ECLI:NL:RBDHA:2021:2875
Rechtbank Den Haag
- Eerste aanleg - enkelvoudig
- Rechtspraak.nl
Verzoek om vergoeding van proceskosten in bestuursrechtelijke procedure
In deze zaak heeft de Rechtbank Den Haag op 7 januari 2021 uitspraak gedaan in een verzoek om vergoeding van proceskosten door verzoeker, vertegenwoordigd door mr. M.F. Wijngaarden, tegen de Staatssecretaris van Justitie en Veiligheid, vertegenwoordigd door T. Hogervorst. Verzoeker had in oktober 2020 beroep aangetekend omdat verweerder niet tijdig had beslist op zijn aanvraag. Na een beslissing van verweerder op 11 november 2020 heeft verzoeker het beroep ingetrokken en verzocht om vergoeding van de proceskosten. Verweerder heeft niet gereageerd op dit verzoek, wat door de rechtbank werd geïnterpreteerd als geen bezwaar tegen de vergoeding van de proceskosten.
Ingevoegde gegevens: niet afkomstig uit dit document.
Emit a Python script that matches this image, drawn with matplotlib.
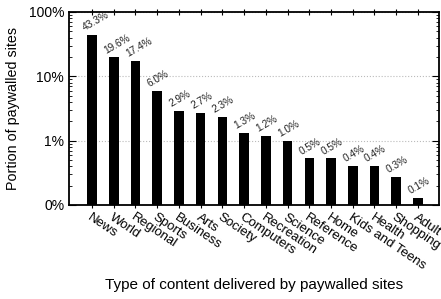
import matplotlib
matplotlib.use("Agg")
import matplotlib.pyplot as plt
from matplotlib.ticker import LogLocator, FixedLocator, NullFormatter

plt.rcParams['font.family'] = ['Liberation Sans', 'DejaVu Sans']

categories = ["News", "World", "Regional", "Sports", "Business", "Arts", "Society",
              "Computers", "Recreation", "Science", "Reference", "Home",
              "Kids and Teens", "Health", "Shopping", "Adult"]
values = [43.3, 19.6, 17.4, 6.0, 2.9, 2.7, 2.3, 1.3, 1.2, 1.0, 0.53, 0.53, 0.4, 0.4, 0.27, 0.13]
ytick_vals = [0.1, 1, 10, 100]
ytick_labels = ["0%", "1%", "10%", "100%"]

fig = plt.figure(figsize=(4.41, 2.99), dpi=100)
ax = fig.add_axes([0.1565, 0.3144, 0.839, 0.6456])

x = list(range(len(categories)))
ax.bar(x, values, width=0.44, color='black', zorder=3)
ax.set_yscale('log')
ax.set_ylim(0.1, 100)
ax.set_xlim(-1.06, 15.97)

ax.yaxis.set_major_locator(FixedLocator(ytick_vals))
ax.set_yticklabels(ytick_labels, fontsize=10)
ax.yaxis.set_minor_locator(LogLocator(base=10, subs=range(2, 10)))
ax.yaxis.set_minor_formatter(NullFormatter())
ax.grid(axis='y', which='major', color='#bbbbbb', linestyle=':', linewidth=0.8, zorder=0)

ax.set_xticks(x)
ax.set_xticklabels(categories, rotation=-34, ha='left', va='top',
                   rotation_mode='anchor', fontsize=9.5)
ax.tick_params(axis='y', which='both', direction='in', right=True, left=True)
ax.tick_params(axis='y', which='major', length=5)
ax.tick_params(axis='y', which='minor', length=2.5)
ax.tick_params(axis='x', which='major', direction='inout', top=True, length=5, pad=2)

for s in ax.spines.values():
    s.set_linewidth(1.3)

for i, v in enumerate(values):
    ax.text(i - 0.3, v * 1.08, f"{v:.1f}%", rotation=30, ha='left', va='bottom',
            rotation_mode='anchor', fontsize=7.3, color='#222222')

ax.set_ylabel("Portion of paywalled sites", fontsize=10.3, labelpad=6)
fig.text(0.576, 0.047, "Type of content delivered by paywalled sites", ha='center',
         va='center', fontsize=11)

fig.savefig("out.png", dpi=100)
De rechtbank heeft overwogen dat, gezien het feit dat verweerder pas na het indienen van het beroep een beslissing heeft genomen, verzoeker recht heeft op vergoeding van de gemaakte proceskosten. De rechtbank heeft vastgesteld dat verzoeker een professionele juridische hulpverlener heeft ingeschakeld, maar omdat de zaak enkel betrekking had op de overschrijding van de beslistermijn, is er een lagere vergoeding toegekend. De rechtbank heeft een bedrag van € 267,- toegewezen aan verzoeker, dat door verweerder moet worden betaald.
De uitspraak is openbaar gemaakt en partijen zijn geïnformeerd over de mogelijkheid om in verzet te gaan tegen deze uitspraak binnen zes weken na bekendmaking.